The final round of bidding before the holiday break represented a 7.44% increase from the previous round. Meanwhile, round-to-round percentage increases have been in the single digits since the 10th round.

Honolulu attracted the highest bid of all during the 14th round, netting a $6,035,000 bid for a spectrum license in the Hawaiian capital. During the latest round, 13 markets attracted bids in the seven-figure range.

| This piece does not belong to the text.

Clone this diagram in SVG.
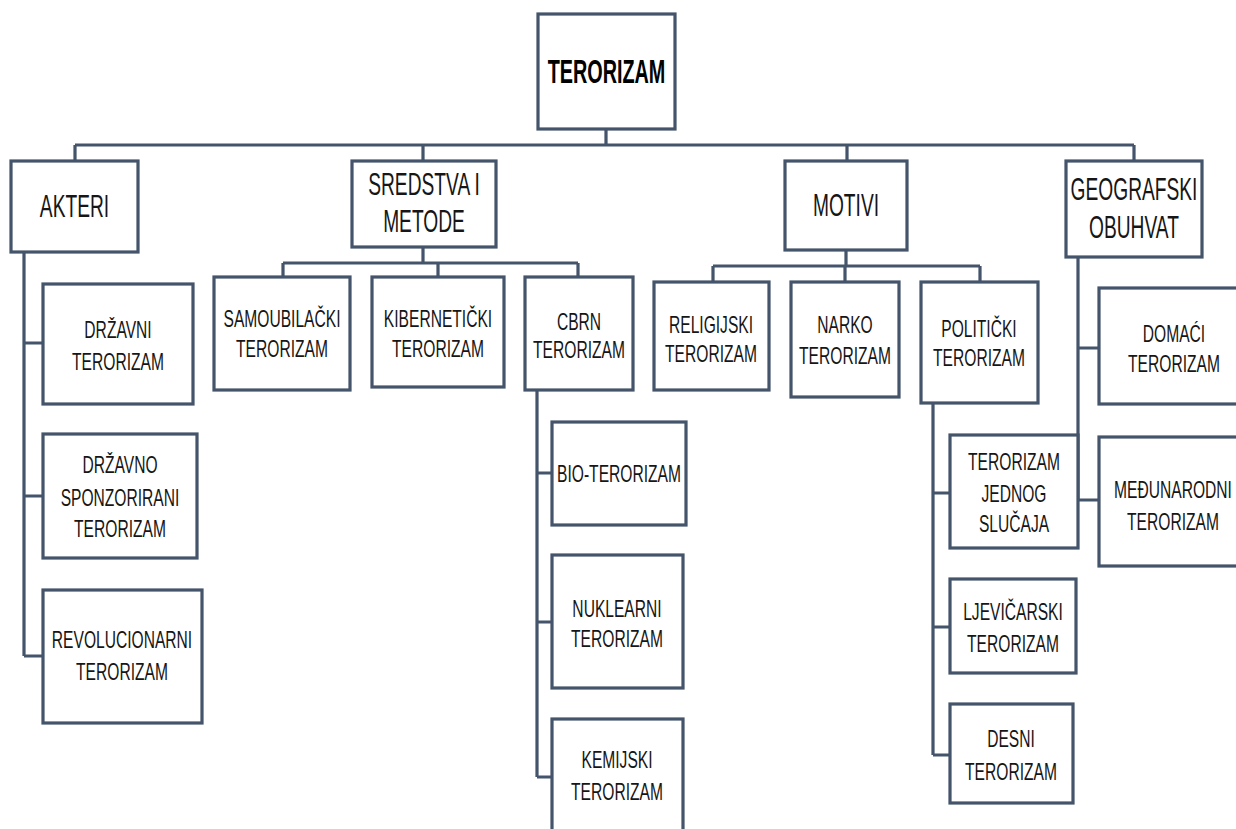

One bidder in particular appears to be making a determined push for spectrum licenses in Pennsylvania where six locations—Berks, Lancaster, Lehigh, Luzerne, Northampton and York—reached bids higher than $1 million.

Other markets that generated the highest bids during the latest round include Hidalgo, Texas ($2.8 million); Kern, California ($2.6 million); Volusia, Florida ($1.8 million); El Paso, Colorado ($1.12 million); and Cameron, Texas ($1.1 million).

Auction 101, which covers 1.55 gigahertz of high-band spectrum, is a critical asset for the deployment of 5G, internet of things services and other next-generation technologies, according to the FCC. When bidding resumes Nov. 26, the FCC is scheduled to continue conducting four rounds of bidding per day.

The auction will end when there are no more bids, so if action doesn’t pick up soon the 28 GHz spectrum auction could conclude in lackluster fashion. Numerous locations are still collecting bids as low as $220, but auctions are unpredictable and bidding could intensify after the 40 qualified bidders get back to work after the holiday weekend.

The 28 GHz auction, and soon-to-follow 24 GHz auction, were expected to pull in billions of dollars for the U.S. Treasury. It’s unclear at this point just how much higher bidding will go and if the spectrum auction for 24 GHz spectrum, dubbed Auction 102, will generate greater interest. However, because the 28 GHz band is already mostly owned by Verizon, the current auction is limited to a scattering of licenses across roughly a quarter of the country. The 24 GHz licenses being auctioned off in Auction 102 will cover most locations in the country, including its largest cities.